## begin Information supplied

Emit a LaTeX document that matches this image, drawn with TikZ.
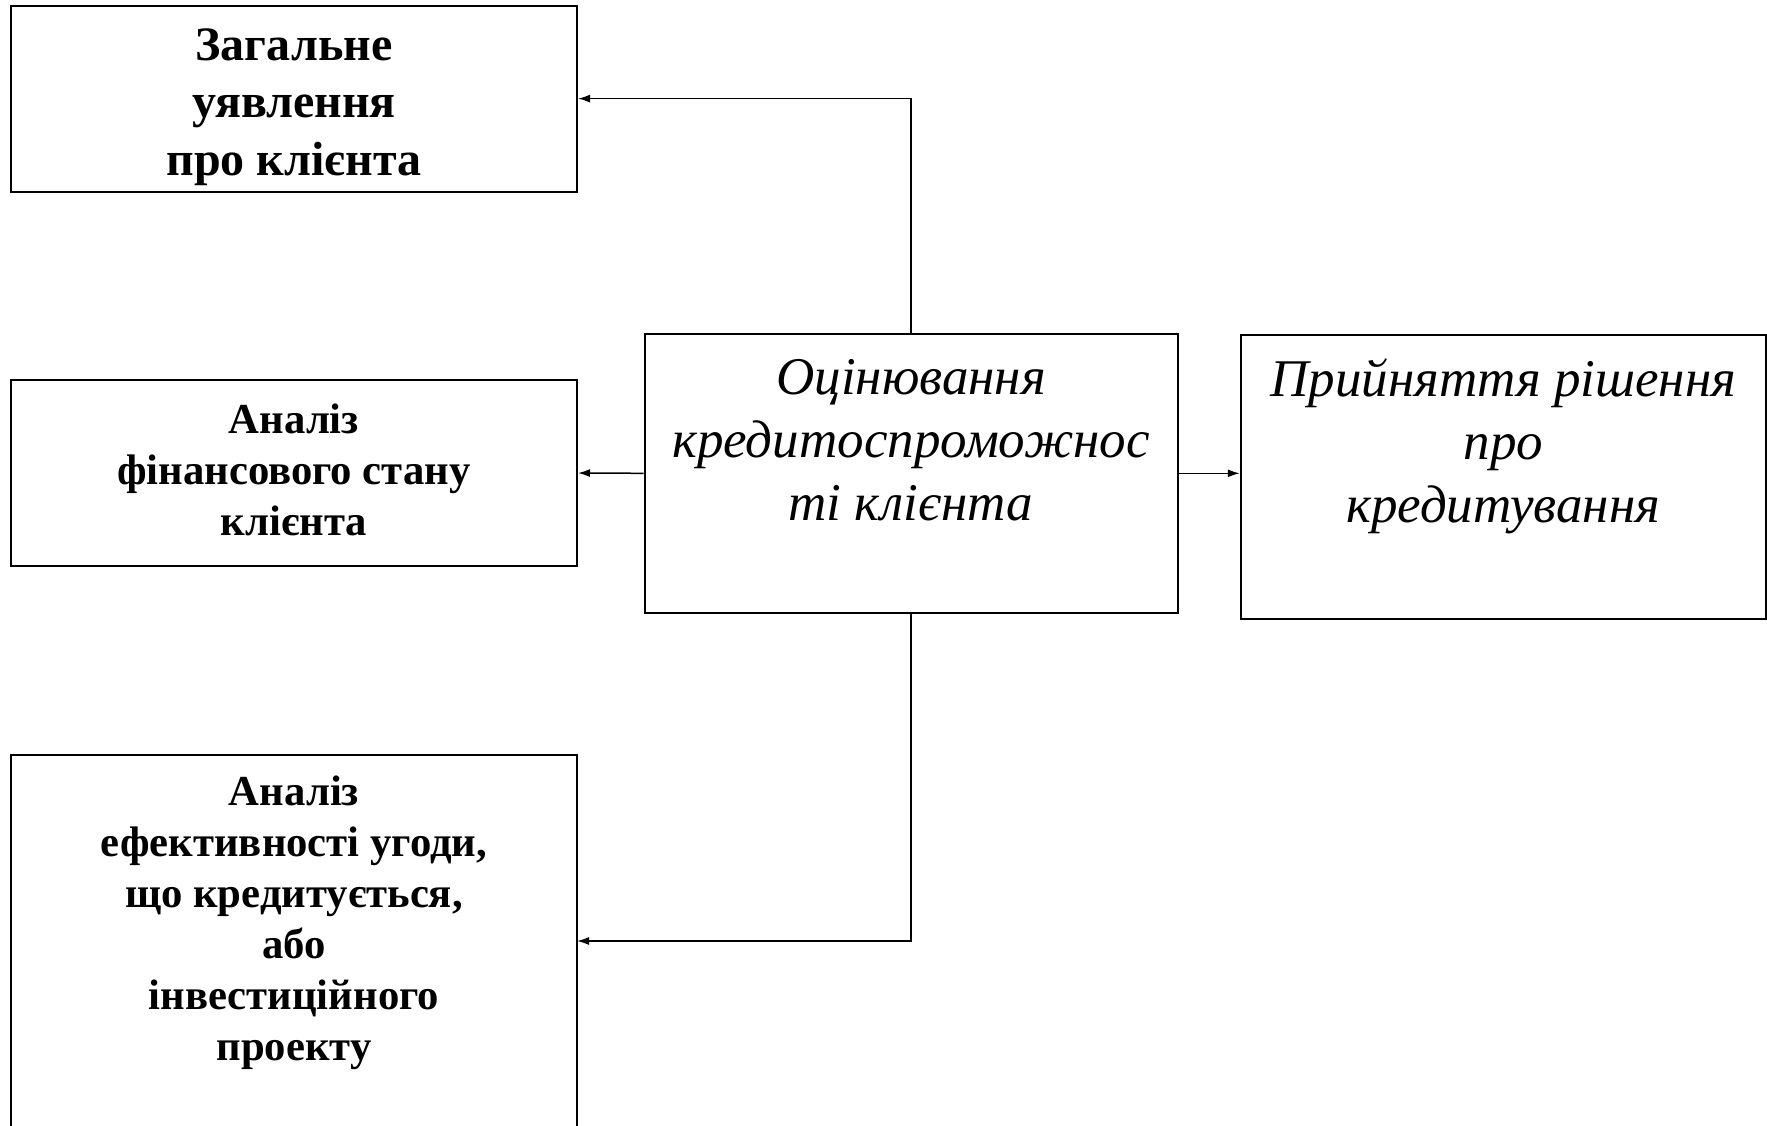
\documentclass[tikz,border=0pt]{standalone}
\usepackage{fontspec}
\setmainfont{Liberation Serif}
\usetikzlibrary{arrows.meta}
\begin{document}
\begin{tikzpicture}[x=1pt,y=-1pt,
  box/.style={draw,line width=2pt,rectangle,inner sep=0pt},
  lbl/.style={align=center,inner sep=0pt},
  arr/.style={line width=1.5pt,-{Latex[length=12pt,width=8pt]}},
  bigb/.style={font=\fontsize{48}{57.5}\selectfont\bfseries},
  smb/.style={font=\fontsize{42.7}{51}\selectfont\bfseries},
  itl/.style={font=\fontsize{53}{63}\selectfont\itshape}]
\useasboundingbox[fill=white] (0,0) rectangle (1767,1125);
\node[box,minimum width=566pt,minimum height=186pt] (b1) at (294,98.6) {};
\node[box,minimum width=566pt,minimum height=186pt] (b2) at (294,473) {};
\node[box,minimum width=566pt,minimum height=380pt] (b3) at (294,945) {};
\node[box,minimum width=533pt,minimum height=279.4pt] (c) at (911,473.3) {};
\node[box,minimum width=525pt,minimum height=284pt] (r) at (1503.3,476.7) {};
\node[lbl,bigb] (t1) at (294,107) {Загальне\\уявлення\\про клієнта};
\node[lbl,smb] (t2) at (294,469.5) {Аналіз\\фінансового стану\\клієнта};
\node[lbl,smb] (t3) at (294,922.5) {Аналіз\\ефективності угоди,\\що кредитується,\\або\\інвестиційного\\проекту};
\node[lbl,itl] (tc) at (911,440.6) {Оцінювання\\кредитоспроможнос\\ті клієнта};
\node[lbl,itl] (tr) at (1503.3,446) {Прийняття рішення\\про\\кредитування};
\coordinate (b3in) at (577,941);
\draw[arr] (c.north) |- (b1.east);
\draw[arr] (c.west) -- (b2.east);
\draw[arr] (c.east) -- (c.east -| r.west);
\draw[arr] (c.south) |- (b3in);
\end{tikzpicture}
\end{document}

## end Information supplied

What the task requires
Transcribe the material exactly, leaving every picture out.

Expected output
Emit a LaTeX document that matches this image, drawn with TikZ.
\documentclass[tikz,border=0pt]{standalone}
\usepackage{fontspec}
\setmainfont{Liberation Serif}
\usetikzlibrary{arrows.meta}
\begin{document}
\begin{tikzpicture}[x=1pt,y=-1pt,
  box/.style={draw,line width=2pt,rectangle,inner sep=0pt},
  lbl/.style={align=center,inner sep=0pt},
  arr/.style={line width=1.5pt,-{Latex[length=12pt,width=8pt]}},
  bigb/.style={font=\fontsize{48}{57.5}\selectfont\bfseries},
  smb/.style={font=\fontsize{42.7}{51}\selectfont\bfseries},
  itl/.style={font=\fontsize{53}{63}\selectfont\itshape}]
\useasboundingbox[fill=white] (0,0) rectangle (1767,1125);
\node[box,minimum width=566pt,minimum height=186pt] (b1) at (294,98.6) {};
\node[box,minimum width=566pt,minimum height=186pt] (b2) at (294,473) {};
\node[box,minimum width=566pt,minimum height=380pt] (b3) at (294,945) {};
\node[box,minimum width=533pt,minimum height=279.4pt] (c) at (911,473.3) {};
\node[box,minimum width=525pt,minimum height=284pt] (r) at (1503.3,476.7) {};
\node[lbl,bigb] (t1) at (294,107) {Загальне\\уявлення\\про клієнта};
\node[lbl,smb] (t2) at (294,469.5) {Аналіз\\фінансового стану\\клієнта};
\node[lbl,smb] (t3) at (294,922.5) {Аналіз\\ефективності угоди,\\що кредитується,\\або\\інвестиційного\\проекту};
\node[lbl,itl] (tc) at (911,440.6) {Оцінювання\\кредитоспроможнос\\ті клієнта};
\node[lbl,itl] (tr) at (1503.3,446) {Прийняття рішення\\про\\кредитування};
\coordinate (b3in) at (577,941);
\draw[arr] (c.north) |- (b1.east);
\draw[arr] (c.west) -- (b2.east);
\draw[arr] (c.east) -- (c.east -| r.west);
\draw[arr] (c.south) |- (b3in);
\end{tikzpicture}
\end{document}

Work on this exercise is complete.